Again, all of the 3-syllable words are chunked according to the application of the Main Rule and the Three Exceptions. As was the case before, direct your child to try the First Vowel Sounds on the first attempt at reading the word unless he already knows the word and reads it accurately.

Remember, you should have completed all of the 2-Syllable Chunk-by-Chunk word list before starting this one, but you can still be working on the remaining 2-Syllable Read/Chunk/Spell word list.

When your child moves to the three-syllable level, don’t be surprised if he regresses in strategy and starts guessing again, as well as putting extra sounds into the word or leaving some sounds out. Just as two syllables were more challenging than one, so three is more challenging than two and a lot of the old habits resurface along with the stress produced by the increased challenge.

Incidentally, the three-syllable words are not as hard in some respects as the two-syllable words were because they are more familiar words to younger children. This was intentional, and is designed to give your child a growing sense of competence as he moves to longer words.

As with the two-syllable word lists, the words are presented in order of increasing difficulty. As you move through the lists, your child will encounter more and more words where he has to try a second, or even a third, option before he recognizes the word.

Pay particular attention to the chunked words te-le-phone and e-le-phant. Breaking off the /l/ sound from the /e/ sound preceding it is a bit tricky for many children, but after a few attempts your child will be able to do it.

Time to Learn the Spellings of the /sh/ Sound

The OnTrack Reading Phonics Program does not follow the practice advocated in some curricula of teaching the various endings such as tion and cious as units. It’s inconsistent to spend so much time training a child to concentrate on the spellings of each sound in a word or chunk and then suddenly switch to having him memorize units consisting of several sounds.

Instead, the various spellings of the /sh/ sound are taught. Those spellings are sh in ship and dish, ch in chef, ti in nation, ci in special, si in mansion and ssi in mission.

You should point out that the last four spellings of /sh/ all have the letter i in common, so your child sees that pattern, and that when /sh/ is not at the beginning or end of a word, one of those spellings is almost always used, and that the spelling sh is usually used only at the beginning or end of a word.

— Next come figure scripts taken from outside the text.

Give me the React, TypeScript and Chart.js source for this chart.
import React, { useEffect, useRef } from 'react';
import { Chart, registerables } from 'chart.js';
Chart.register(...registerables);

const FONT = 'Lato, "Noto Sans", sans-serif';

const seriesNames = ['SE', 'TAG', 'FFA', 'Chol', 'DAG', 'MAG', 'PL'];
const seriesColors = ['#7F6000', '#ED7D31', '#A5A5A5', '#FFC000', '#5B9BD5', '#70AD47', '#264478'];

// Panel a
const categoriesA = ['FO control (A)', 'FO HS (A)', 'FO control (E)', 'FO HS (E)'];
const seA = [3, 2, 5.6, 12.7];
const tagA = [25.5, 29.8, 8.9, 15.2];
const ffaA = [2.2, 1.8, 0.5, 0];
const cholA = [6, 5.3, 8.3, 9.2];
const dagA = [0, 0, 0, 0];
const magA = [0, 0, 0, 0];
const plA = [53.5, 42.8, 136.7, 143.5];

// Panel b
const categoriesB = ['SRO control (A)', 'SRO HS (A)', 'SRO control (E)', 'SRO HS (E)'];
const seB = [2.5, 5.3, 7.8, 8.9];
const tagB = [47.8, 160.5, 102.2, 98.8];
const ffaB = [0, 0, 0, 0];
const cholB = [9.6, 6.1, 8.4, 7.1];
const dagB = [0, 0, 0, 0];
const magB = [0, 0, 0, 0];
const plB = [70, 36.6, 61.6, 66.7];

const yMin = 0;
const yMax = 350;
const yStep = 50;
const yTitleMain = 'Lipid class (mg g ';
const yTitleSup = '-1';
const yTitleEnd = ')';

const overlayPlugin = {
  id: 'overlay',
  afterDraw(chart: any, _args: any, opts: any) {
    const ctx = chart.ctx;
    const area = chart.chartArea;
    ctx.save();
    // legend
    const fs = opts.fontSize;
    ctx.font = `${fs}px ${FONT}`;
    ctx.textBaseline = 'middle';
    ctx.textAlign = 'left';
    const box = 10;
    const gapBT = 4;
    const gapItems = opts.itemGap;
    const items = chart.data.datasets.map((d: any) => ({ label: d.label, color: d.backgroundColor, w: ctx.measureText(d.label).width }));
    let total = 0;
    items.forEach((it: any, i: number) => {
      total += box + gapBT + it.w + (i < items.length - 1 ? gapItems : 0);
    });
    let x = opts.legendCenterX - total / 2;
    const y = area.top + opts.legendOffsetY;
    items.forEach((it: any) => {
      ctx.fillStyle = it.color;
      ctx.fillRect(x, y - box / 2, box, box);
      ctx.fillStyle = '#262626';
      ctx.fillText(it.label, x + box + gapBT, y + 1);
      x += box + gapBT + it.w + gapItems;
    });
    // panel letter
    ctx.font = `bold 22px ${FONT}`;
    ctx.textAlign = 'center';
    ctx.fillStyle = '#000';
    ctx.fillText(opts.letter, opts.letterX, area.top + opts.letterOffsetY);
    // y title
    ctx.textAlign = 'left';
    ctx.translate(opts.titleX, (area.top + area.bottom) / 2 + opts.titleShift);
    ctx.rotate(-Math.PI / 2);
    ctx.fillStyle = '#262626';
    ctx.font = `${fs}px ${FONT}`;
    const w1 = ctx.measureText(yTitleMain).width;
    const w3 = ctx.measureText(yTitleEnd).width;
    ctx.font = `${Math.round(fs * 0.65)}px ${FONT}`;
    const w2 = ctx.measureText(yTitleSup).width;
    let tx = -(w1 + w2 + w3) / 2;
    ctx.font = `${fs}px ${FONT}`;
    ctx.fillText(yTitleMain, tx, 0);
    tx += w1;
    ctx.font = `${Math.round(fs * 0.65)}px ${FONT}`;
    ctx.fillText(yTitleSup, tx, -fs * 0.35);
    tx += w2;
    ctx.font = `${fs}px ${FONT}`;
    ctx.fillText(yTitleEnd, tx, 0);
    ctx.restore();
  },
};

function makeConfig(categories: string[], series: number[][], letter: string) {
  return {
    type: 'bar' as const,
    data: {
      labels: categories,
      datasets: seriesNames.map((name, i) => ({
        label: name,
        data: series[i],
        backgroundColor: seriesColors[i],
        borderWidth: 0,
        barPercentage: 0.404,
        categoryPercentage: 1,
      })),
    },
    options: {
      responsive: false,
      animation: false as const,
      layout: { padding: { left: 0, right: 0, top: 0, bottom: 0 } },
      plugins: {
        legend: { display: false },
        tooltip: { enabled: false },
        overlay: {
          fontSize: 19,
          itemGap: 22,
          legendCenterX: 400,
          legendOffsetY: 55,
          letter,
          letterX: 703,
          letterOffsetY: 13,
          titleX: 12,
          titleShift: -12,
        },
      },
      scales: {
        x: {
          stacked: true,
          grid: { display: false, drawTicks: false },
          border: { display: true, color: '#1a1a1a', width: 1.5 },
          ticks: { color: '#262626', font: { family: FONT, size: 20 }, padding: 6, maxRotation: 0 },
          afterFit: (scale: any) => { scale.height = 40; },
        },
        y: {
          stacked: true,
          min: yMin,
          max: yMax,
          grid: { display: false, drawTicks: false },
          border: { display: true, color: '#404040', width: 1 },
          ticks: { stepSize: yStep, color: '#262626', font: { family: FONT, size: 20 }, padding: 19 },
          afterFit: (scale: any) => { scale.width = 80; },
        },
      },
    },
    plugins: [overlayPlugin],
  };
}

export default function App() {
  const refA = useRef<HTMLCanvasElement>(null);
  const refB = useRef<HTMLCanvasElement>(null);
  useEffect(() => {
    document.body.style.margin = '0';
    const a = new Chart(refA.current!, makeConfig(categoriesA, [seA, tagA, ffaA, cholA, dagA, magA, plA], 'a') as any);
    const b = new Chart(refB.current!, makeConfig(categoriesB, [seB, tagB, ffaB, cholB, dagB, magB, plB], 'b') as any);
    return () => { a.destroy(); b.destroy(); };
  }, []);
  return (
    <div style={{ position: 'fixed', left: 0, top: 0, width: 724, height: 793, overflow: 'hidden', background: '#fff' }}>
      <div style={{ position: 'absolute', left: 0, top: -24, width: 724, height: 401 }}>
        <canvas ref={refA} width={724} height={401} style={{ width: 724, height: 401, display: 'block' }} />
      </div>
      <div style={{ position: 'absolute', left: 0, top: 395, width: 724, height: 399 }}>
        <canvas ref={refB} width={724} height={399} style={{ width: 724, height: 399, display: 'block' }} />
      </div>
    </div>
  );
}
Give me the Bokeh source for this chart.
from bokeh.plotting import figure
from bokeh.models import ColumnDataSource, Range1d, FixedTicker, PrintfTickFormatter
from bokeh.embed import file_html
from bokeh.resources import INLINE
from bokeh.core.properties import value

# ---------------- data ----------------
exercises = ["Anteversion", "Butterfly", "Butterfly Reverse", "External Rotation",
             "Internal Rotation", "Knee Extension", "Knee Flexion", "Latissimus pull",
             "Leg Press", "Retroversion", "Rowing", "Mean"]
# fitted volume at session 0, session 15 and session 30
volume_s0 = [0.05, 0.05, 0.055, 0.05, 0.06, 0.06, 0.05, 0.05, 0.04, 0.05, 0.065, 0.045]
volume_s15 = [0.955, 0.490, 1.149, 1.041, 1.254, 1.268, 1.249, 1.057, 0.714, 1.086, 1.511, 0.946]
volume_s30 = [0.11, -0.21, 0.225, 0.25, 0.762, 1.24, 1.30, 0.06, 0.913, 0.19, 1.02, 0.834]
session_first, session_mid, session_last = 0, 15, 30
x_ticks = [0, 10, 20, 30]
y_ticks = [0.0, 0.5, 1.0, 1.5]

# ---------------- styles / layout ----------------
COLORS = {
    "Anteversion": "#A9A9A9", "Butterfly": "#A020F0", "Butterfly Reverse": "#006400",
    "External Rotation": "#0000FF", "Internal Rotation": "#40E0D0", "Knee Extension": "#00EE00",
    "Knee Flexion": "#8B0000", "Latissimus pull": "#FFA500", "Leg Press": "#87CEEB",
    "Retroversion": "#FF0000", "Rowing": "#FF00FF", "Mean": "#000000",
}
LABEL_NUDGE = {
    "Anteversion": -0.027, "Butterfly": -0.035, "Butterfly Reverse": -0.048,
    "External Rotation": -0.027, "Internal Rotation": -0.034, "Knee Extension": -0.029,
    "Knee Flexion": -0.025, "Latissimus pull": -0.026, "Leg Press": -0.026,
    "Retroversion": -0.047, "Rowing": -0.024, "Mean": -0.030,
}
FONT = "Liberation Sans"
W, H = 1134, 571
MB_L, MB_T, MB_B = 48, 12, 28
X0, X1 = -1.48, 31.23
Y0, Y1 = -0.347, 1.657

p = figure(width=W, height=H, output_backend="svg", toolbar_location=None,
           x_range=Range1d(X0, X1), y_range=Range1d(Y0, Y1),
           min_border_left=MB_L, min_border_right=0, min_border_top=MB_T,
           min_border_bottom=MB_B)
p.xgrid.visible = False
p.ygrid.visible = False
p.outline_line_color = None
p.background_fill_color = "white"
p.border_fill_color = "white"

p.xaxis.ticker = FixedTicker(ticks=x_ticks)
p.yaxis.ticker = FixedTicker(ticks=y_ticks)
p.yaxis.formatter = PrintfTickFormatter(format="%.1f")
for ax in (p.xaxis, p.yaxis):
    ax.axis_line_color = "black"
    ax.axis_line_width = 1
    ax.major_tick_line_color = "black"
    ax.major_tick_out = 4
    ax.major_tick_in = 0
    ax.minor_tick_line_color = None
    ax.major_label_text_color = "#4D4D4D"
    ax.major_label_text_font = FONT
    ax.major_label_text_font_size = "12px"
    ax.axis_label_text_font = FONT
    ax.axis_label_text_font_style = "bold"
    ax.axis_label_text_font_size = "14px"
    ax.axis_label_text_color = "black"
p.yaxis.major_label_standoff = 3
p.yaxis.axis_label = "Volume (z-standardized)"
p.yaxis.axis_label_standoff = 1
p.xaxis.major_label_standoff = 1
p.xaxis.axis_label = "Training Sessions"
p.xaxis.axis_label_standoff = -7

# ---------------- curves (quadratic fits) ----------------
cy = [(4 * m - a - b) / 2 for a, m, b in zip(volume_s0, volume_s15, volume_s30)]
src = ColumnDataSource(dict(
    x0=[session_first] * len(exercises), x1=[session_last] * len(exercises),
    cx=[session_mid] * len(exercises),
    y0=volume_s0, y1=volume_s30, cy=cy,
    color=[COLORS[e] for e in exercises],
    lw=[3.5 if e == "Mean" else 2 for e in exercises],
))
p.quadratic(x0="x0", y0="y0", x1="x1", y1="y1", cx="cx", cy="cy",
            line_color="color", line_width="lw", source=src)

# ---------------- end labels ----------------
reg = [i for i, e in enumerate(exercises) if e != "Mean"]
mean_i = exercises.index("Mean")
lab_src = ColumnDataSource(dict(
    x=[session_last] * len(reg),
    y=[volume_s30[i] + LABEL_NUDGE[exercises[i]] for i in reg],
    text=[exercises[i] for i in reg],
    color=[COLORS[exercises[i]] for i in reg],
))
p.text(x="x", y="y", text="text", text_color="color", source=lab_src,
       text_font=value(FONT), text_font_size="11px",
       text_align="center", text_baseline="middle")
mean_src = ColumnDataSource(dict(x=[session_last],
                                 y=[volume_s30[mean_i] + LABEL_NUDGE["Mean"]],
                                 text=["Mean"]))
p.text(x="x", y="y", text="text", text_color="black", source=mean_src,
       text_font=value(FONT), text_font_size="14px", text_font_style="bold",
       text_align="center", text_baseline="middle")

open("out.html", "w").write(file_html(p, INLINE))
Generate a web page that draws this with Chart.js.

In the OnTrack Reading Advanced Code Phonics Workbook, you will find a mapping sheet for the /sh/ sound as well as a sheet for practicing finding the various digraphs of the /sh/ sound. As indicated in the workbook instructions, your child should be reasonably comfortable with two-syllable words before mapping the /sh/ sound because by its nature most of the examples are more than one syllable.

In fact, if you take the time to examine the two-syllable word lists again, you’ll see that no complex /sh/ spellings are used in the Chunk-by-Chunk list at all, and that they don’t show up on the Read/Chunk/Spell list until the last column. This, too, is by design.

Proceeding Through the Worksheets

You should finish up the two-syllable Read/Chunk/Spell list as you're working through the three-syllable Chunk-by-Chunk list. Then just start on the three-syllable Read/Chunk/Spell list as you finish up the three-syllable Chunk-by-Chunk list. Move on to four-syllable Chunk-by-Chunk work, but don't start the four-syllable Read/Chunk/Spell list until you've finished the three-syllable one.